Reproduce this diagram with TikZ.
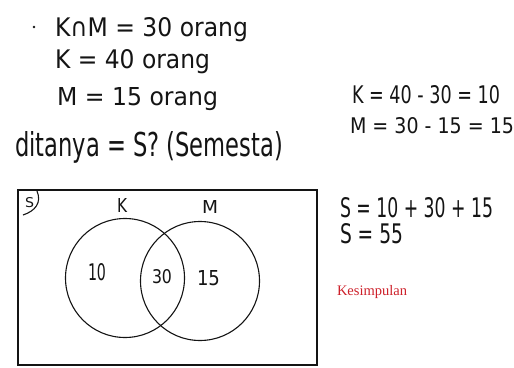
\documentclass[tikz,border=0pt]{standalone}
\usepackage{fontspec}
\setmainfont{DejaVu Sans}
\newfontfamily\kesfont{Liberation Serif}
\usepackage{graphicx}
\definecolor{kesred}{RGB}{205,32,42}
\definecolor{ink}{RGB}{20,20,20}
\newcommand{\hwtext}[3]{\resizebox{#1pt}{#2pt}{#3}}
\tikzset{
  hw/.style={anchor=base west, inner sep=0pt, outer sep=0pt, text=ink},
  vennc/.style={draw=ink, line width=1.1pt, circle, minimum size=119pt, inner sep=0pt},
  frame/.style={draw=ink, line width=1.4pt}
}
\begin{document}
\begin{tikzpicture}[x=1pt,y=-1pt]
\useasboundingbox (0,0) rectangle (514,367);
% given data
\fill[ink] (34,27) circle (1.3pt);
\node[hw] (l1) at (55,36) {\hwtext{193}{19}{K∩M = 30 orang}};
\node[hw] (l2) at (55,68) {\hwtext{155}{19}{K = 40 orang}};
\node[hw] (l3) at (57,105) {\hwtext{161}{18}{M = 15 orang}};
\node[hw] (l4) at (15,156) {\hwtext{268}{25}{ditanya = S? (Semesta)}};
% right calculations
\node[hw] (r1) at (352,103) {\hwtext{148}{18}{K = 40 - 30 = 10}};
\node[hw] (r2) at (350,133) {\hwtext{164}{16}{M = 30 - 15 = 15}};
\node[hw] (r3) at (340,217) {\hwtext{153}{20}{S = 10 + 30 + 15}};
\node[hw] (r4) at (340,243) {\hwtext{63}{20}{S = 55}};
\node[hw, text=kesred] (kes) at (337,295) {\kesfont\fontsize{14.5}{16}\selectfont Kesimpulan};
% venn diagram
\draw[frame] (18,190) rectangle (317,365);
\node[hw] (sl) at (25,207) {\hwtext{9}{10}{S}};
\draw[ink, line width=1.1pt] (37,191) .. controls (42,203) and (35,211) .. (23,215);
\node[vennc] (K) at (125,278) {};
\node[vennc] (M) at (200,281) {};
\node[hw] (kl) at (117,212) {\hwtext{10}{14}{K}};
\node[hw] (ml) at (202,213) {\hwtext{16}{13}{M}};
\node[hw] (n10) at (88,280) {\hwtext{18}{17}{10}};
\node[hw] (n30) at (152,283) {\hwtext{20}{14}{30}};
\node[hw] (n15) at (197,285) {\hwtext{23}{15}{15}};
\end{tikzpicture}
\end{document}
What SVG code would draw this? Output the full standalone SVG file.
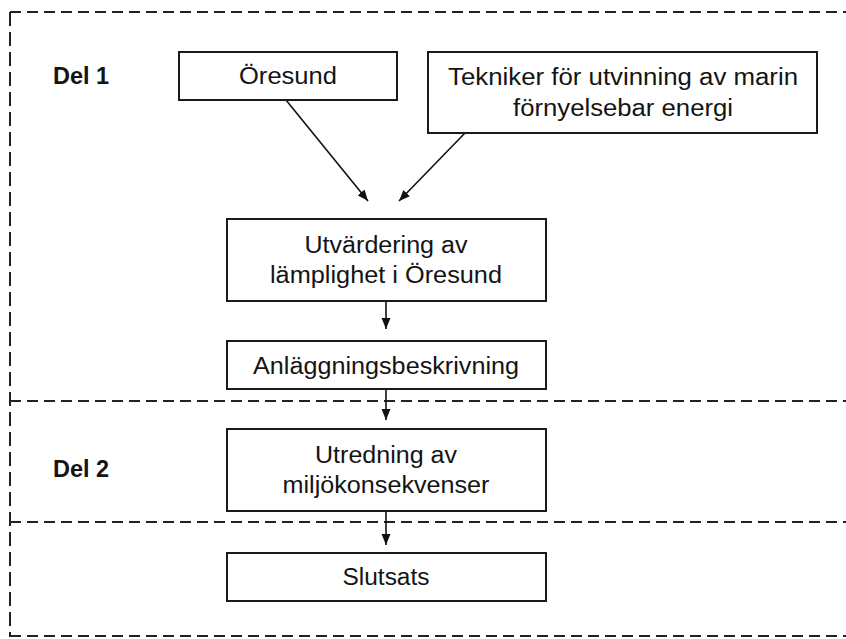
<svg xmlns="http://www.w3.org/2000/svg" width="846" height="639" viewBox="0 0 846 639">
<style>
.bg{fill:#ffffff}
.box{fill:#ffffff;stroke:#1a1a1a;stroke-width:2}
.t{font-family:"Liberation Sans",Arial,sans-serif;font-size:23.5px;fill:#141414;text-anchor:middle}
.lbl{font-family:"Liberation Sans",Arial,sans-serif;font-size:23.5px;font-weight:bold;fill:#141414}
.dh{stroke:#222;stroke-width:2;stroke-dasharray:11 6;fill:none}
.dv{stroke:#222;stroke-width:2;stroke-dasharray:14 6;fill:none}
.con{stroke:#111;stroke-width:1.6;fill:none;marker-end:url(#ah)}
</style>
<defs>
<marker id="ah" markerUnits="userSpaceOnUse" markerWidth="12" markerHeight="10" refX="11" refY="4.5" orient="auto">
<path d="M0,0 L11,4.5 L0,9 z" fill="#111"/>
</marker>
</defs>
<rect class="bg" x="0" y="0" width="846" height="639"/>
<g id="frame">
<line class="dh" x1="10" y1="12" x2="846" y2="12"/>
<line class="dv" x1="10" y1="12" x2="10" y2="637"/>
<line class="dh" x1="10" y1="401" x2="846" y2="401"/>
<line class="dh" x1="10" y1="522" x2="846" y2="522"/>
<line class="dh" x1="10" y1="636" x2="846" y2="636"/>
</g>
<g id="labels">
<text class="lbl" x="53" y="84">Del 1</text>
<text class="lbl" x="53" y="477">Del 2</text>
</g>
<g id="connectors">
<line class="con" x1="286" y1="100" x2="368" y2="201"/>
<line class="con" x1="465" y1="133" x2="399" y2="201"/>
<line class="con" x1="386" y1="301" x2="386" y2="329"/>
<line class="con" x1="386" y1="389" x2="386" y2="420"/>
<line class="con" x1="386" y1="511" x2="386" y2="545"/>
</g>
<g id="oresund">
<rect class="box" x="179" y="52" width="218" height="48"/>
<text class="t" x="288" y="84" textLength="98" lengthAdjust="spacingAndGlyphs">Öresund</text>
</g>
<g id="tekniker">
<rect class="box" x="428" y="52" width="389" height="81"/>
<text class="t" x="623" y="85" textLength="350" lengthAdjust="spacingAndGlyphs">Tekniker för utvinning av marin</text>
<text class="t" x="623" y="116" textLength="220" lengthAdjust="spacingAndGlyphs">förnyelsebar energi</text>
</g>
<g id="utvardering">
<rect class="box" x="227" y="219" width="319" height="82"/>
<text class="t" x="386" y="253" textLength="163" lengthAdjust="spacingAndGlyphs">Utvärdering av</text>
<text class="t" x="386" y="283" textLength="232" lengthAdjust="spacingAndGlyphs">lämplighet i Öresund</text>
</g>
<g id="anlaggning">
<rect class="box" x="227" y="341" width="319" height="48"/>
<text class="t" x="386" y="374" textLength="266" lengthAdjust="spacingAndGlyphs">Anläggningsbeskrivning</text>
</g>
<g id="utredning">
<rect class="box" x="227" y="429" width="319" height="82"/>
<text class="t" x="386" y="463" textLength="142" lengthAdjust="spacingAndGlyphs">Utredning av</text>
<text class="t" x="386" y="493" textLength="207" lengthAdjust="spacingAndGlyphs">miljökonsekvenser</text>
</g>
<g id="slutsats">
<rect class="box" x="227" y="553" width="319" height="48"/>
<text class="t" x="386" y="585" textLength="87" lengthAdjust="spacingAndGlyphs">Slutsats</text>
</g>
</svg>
- - - - -
The exercise: Transcribe the whole listing, character for character, but not its images.

Complete response:
Reproduce this diagram with TikZ.
\documentclass[tikz,border=0pt]{standalone}
\usepackage{fontspec}
\setmainfont{DejaVu Sans}
\newfontfamily\kesfont{Liberation Serif}
\usepackage{graphicx}
\definecolor{kesred}{RGB}{205,32,42}
\definecolor{ink}{RGB}{20,20,20}
\newcommand{\hwtext}[3]{\resizebox{#1pt}{#2pt}{#3}}
\tikzset{
  hw/.style={anchor=base west, inner sep=0pt, outer sep=0pt, text=ink},
  vennc/.style={draw=ink, line width=1.1pt, circle, minimum size=119pt, inner sep=0pt},
  frame/.style={draw=ink, line width=1.4pt}
}
\begin{document}
\begin{tikzpicture}[x=1pt,y=-1pt]
\useasboundingbox (0,0) rectangle (514,367);
% given data
\fill[ink] (34,27) circle (1.3pt);
\node[hw] (l1) at (55,36) {\hwtext{193}{19}{K∩M = 30 orang}};
\node[hw] (l2) at (55,68) {\hwtext{155}{19}{K = 40 orang}};
\node[hw] (l3) at (57,105) {\hwtext{161}{18}{M = 15 orang}};
\node[hw] (l4) at (15,156) {\hwtext{268}{25}{ditanya = S? (Semesta)}};
% right calculations
\node[hw] (r1) at (352,103) {\hwtext{148}{18}{K = 40 - 30 = 10}};
\node[hw] (r2) at (350,133) {\hwtext{164}{16}{M = 30 - 15 = 15}};
\node[hw] (r3) at (340,217) {\hwtext{153}{20}{S = 10 + 30 + 15}};
\node[hw] (r4) at (340,243) {\hwtext{63}{20}{S = 55}};
\node[hw, text=kesred] (kes) at (337,295) {\kesfont\fontsize{14.5}{16}\selectfont Kesimpulan};
% venn diagram
\draw[frame] (18,190) rectangle (317,365);
\node[hw] (sl) at (25,207) {\hwtext{9}{10}{S}};
\draw[ink, line width=1.1pt] (37,191) .. controls (42,203) and (35,211) .. (23,215);
\node[vennc] (K) at (125,278) {};
\node[vennc] (M) at (200,281) {};
\node[hw] (kl) at (117,212) {\hwtext{10}{14}{K}};
\node[hw] (ml) at (202,213) {\hwtext{16}{13}{M}};
\node[hw] (n10) at (88,280) {\hwtext{18}{17}{10}};
\node[hw] (n30) at (152,283) {\hwtext{20}{14}{30}};
\node[hw] (n15) at (197,285) {\hwtext{23}{15}{15}};
\end{tikzpicture}
\end{document}
What SVG code would draw this? Output the full standalone SVG file.
<svg xmlns="http://www.w3.org/2000/svg" width="846" height="639" viewBox="0 0 846 639">
<style>
.bg{fill:#ffffff}
.box{fill:#ffffff;stroke:#1a1a1a;stroke-width:2}
.t{font-family:"Liberation Sans",Arial,sans-serif;font-size:23.5px;fill:#141414;text-anchor:middle}
.lbl{font-family:"Liberation Sans",Arial,sans-serif;font-size:23.5px;font-weight:bold;fill:#141414}
.dh{stroke:#222;stroke-width:2;stroke-dasharray:11 6;fill:none}
.dv{stroke:#222;stroke-width:2;stroke-dasharray:14 6;fill:none}
.con{stroke:#111;stroke-width:1.6;fill:none;marker-end:url(#ah)}
</style>
<defs>
<marker id="ah" markerUnits="userSpaceOnUse" markerWidth="12" markerHeight="10" refX="11" refY="4.5" orient="auto">
<path d="M0,0 L11,4.5 L0,9 z" fill="#111"/>
</marker>
</defs>
<rect class="bg" x="0" y="0" width="846" height="639"/>
<g id="frame">
<line class="dh" x1="10" y1="12" x2="846" y2="12"/>
<line class="dv" x1="10" y1="12" x2="10" y2="637"/>
<line class="dh" x1="10" y1="401" x2="846" y2="401"/>
<line class="dh" x1="10" y1="522" x2="846" y2="522"/>
<line class="dh" x1="10" y1="636" x2="846" y2="636"/>
</g>
<g id="labels">
<text class="lbl" x="53" y="84">Del 1</text>
<text class="lbl" x="53" y="477">Del 2</text>
</g>
<g id="connectors">
<line class="con" x1="286" y1="100" x2="368" y2="201"/>
<line class="con" x1="465" y1="133" x2="399" y2="201"/>
<line class="con" x1="386" y1="301" x2="386" y2="329"/>
<line class="con" x1="386" y1="389" x2="386" y2="420"/>
<line class="con" x1="386" y1="511" x2="386" y2="545"/>
</g>
<g id="oresund">
<rect class="box" x="179" y="52" width="218" height="48"/>
<text class="t" x="288" y="84" textLength="98" lengthAdjust="spacingAndGlyphs">Öresund</text>
</g>
<g id="tekniker">
<rect class="box" x="428" y="52" width="389" height="81"/>
<text class="t" x="623" y="85" textLength="350" lengthAdjust="spacingAndGlyphs">Tekniker för utvinning av marin</text>
<text class="t" x="623" y="116" textLength="220" lengthAdjust="spacingAndGlyphs">förnyelsebar energi</text>
</g>
<g id="utvardering">
<rect class="box" x="227" y="219" width="319" height="82"/>
<text class="t" x="386" y="253" textLength="163" lengthAdjust="spacingAndGlyphs">Utvärdering av</text>
<text class="t" x="386" y="283" textLength="232" lengthAdjust="spacingAndGlyphs">lämplighet i Öresund</text>
</g>
<g id="anlaggning">
<rect class="box" x="227" y="341" width="319" height="48"/>
<text class="t" x="386" y="374" textLength="266" lengthAdjust="spacingAndGlyphs">Anläggningsbeskrivning</text>
</g>
<g id="utredning">
<rect class="box" x="227" y="429" width="319" height="82"/>
<text class="t" x="386" y="463" textLength="142" lengthAdjust="spacingAndGlyphs">Utredning av</text>
<text class="t" x="386" y="493" textLength="207" lengthAdjust="spacingAndGlyphs">miljökonsekvenser</text>
</g>
<g id="slutsats">
<rect class="box" x="227" y="553" width="319" height="48"/>
<text class="t" x="386" y="585" textLength="87" lengthAdjust="spacingAndGlyphs">Slutsats</text>
</g>
</svg>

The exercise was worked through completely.